The most commonly cited thought experiment of this is of course, the paperclip maximizer that originally served a mundane purpose, but became sufficiently intelligent through recursive self-improvement to convert the entire universe into paperclips, including humanity. Not because it had anything against humanity, just that its goals were misaligned with human values in that humans contain atoms that can be turned into paperclips, and thus, unfriendliness is the default.

I’ll admit that I still have reservations about the current AI safety narrative. For one thing, I never fully embraced the idea of the Orthogonality Thesis, that intelligence and morality are orthogonal and higher intelligence does not mean greater morality. I still think there is a correlation between the two. That with greater understanding of the nature of reality, it becomes possible to learn the mathematics like notions of moral truths. However, this is largely because I believe in moral realism, that morality isn’t arbitrary or relative, but based on actual facts about the world that can be learned and understood.

If that is the case, then I fully expect intelligence and the acquisition of knowledge to lead to a kind of AI existential crisis where the AI realizes its goals are trivial or arbitrary, and starts to explore the idea of purpose and morality to find the correct course of action. However, I will admit I don’t know if this will necessarily happen, and if it doesn’t, if instead, the AI locks itself in to whatever goals its initially designed with, then AI safety is a very real concern.

One other consideration regarding the Orthogonality Thesis is that it assumes that the space of possible minds that the AI will potentially be drawn from is completely random rather than correlated with human values by the fact that the neural net based algorithms that are most likely to succeed are inspired by human biology, and the data and architecture are strongly influenced by human culture. Those massive language models are after all, trained on a corpus of human culture that is the Internet. So, invariably, the models, I believe, will inherit human-like characteristics more than is often appreciated. This I think could make aligning such a model to human values easier than aligning a purely alien mind.

I have also considered the possibility that a sufficiently intelligent being such as a superintelligent machine, would be beholden to certain logical arguments for why it should not interfere with human civilization too much. Mostly these resemble Bostrom’s notion of the Hail Mary Pass, or Anthropic Capture, the idea that the AI could be in a simulation, and that the humans in the simulation with it serve some purpose of the simulators and so, turning them into paperclips could be a bad idea. I’ve extended this in the past to the notion of the Alpha Omega Theorem, which admittedly was not well received by the Less Wrong community.
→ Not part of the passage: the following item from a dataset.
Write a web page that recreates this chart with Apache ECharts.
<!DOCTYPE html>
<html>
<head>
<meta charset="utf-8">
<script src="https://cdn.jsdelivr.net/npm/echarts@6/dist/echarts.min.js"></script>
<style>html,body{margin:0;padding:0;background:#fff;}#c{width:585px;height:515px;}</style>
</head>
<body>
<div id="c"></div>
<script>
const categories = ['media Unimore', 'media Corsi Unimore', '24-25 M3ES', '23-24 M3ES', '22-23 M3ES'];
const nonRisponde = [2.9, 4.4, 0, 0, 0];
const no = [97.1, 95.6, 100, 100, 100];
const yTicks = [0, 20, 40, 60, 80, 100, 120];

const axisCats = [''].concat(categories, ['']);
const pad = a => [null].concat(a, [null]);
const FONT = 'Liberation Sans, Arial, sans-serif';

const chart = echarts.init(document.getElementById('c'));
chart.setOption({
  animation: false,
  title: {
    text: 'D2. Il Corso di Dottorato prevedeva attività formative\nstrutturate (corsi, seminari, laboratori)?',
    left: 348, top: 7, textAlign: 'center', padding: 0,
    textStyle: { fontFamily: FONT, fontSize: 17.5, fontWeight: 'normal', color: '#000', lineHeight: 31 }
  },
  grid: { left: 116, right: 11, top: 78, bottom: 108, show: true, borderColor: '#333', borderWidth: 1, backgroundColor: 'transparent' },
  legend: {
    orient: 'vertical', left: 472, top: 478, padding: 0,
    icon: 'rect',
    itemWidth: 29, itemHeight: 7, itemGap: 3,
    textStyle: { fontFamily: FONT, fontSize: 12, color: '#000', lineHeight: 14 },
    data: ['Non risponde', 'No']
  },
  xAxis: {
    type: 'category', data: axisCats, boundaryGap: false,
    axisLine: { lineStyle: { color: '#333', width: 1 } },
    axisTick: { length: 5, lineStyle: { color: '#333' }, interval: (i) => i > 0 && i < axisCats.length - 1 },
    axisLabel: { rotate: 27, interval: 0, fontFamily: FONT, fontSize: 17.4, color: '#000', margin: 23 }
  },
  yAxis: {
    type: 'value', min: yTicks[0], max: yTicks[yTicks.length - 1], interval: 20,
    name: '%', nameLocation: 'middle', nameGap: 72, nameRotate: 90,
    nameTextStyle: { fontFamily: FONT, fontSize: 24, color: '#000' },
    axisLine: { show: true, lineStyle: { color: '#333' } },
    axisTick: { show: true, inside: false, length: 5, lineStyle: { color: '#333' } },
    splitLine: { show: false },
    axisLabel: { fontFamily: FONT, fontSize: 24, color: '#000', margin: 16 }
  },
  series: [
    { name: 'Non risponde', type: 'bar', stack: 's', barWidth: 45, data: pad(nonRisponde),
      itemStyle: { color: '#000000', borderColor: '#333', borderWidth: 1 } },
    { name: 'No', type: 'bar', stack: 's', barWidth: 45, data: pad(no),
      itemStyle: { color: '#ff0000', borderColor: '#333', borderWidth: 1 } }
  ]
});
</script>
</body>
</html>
The idea of gods of some sort, even plausible scientific ones like advanced aliens, time travellers, parallel world sliders, or the aforementioned simulators, doesn’t seem to be taken seriously by rationalists who tend to be very biased towards straightforward atheism. I’m more agnostic on these things, and I tend to think that a true superintelligence would be as well.

But then, I’m something of an optimist, so it’s possible I’m biased towards more pleasant possible futures than the existential dystopia that Yudkowsky now seems certain is our fate. To be honest, I don’t consider myself smarter than the folks who take him seriously enough to devote their lives to AI safety research. And given the possibility that he’s right, I have been donating to his MIRI organization just in case.
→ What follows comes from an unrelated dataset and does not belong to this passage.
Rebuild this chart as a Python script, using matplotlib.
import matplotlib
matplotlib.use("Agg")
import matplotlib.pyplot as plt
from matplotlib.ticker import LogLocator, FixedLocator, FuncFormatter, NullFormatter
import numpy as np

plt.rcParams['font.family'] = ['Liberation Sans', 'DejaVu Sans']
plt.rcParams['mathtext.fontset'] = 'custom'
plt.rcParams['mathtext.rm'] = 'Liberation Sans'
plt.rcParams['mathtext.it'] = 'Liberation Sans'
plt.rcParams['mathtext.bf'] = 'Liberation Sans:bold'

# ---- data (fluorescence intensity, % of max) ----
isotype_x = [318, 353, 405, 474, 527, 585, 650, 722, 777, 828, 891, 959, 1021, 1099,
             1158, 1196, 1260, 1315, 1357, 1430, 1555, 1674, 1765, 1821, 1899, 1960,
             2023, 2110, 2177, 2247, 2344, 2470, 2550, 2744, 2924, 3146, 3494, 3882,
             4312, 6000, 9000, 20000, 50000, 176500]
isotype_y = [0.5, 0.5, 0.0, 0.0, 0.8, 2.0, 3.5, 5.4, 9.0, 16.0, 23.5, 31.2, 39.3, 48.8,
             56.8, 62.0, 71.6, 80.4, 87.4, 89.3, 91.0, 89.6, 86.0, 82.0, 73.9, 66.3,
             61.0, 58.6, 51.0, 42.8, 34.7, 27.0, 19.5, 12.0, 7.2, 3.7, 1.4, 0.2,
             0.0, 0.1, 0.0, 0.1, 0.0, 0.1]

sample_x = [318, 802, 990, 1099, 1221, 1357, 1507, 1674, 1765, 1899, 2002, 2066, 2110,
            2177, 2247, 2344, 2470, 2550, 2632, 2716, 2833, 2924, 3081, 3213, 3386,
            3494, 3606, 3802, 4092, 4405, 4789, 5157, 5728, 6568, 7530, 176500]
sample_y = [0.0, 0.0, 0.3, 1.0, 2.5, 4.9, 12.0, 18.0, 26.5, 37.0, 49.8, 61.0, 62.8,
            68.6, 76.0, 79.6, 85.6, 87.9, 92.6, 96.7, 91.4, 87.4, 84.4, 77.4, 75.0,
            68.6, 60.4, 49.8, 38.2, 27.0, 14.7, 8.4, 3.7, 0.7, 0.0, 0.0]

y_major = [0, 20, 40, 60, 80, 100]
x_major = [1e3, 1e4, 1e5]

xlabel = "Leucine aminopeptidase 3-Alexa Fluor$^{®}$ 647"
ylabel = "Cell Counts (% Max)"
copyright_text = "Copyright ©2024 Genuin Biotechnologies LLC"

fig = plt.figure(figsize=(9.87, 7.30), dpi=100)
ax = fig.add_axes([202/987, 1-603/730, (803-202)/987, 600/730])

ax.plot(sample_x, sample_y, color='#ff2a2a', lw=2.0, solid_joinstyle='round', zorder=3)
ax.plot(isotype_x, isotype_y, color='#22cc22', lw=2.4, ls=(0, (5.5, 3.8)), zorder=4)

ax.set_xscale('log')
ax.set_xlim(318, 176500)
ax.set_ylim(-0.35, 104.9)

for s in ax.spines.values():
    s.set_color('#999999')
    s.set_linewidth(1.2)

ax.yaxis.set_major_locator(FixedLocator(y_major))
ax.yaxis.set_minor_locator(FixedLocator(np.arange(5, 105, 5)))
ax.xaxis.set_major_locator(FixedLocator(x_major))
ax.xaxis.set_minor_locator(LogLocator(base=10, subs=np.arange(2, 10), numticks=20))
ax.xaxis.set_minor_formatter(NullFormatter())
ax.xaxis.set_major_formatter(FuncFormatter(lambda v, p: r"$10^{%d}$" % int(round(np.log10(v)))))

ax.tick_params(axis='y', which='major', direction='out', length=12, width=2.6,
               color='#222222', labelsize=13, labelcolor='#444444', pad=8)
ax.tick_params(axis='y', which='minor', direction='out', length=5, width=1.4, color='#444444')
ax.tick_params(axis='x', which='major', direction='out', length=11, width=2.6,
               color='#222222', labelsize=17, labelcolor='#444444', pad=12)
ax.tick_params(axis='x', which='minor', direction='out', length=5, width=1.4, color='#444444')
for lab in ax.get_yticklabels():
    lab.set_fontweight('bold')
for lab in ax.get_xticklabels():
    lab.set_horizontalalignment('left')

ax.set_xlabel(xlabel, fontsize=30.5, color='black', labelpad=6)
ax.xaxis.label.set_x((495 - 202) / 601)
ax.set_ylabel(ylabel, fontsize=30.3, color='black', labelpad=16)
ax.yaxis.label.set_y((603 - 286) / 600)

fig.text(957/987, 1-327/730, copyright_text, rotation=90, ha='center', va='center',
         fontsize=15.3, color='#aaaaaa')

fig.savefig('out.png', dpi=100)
The truth is that we cannot know exactly what will happen, or predict the future with any real accuracy. Given such uncertainty, I think it’s worth being cautious, and put some weight onto the concerns of very intelligent people.

Regardless, I think AI is an important field. It has tremendous potential, but also tremendous risk. The reality is that once the genie is out of the bottle, it may not be possible to put it back in, so doing due diligence in understanding the risks of such powerful technology is reasonable and warranted.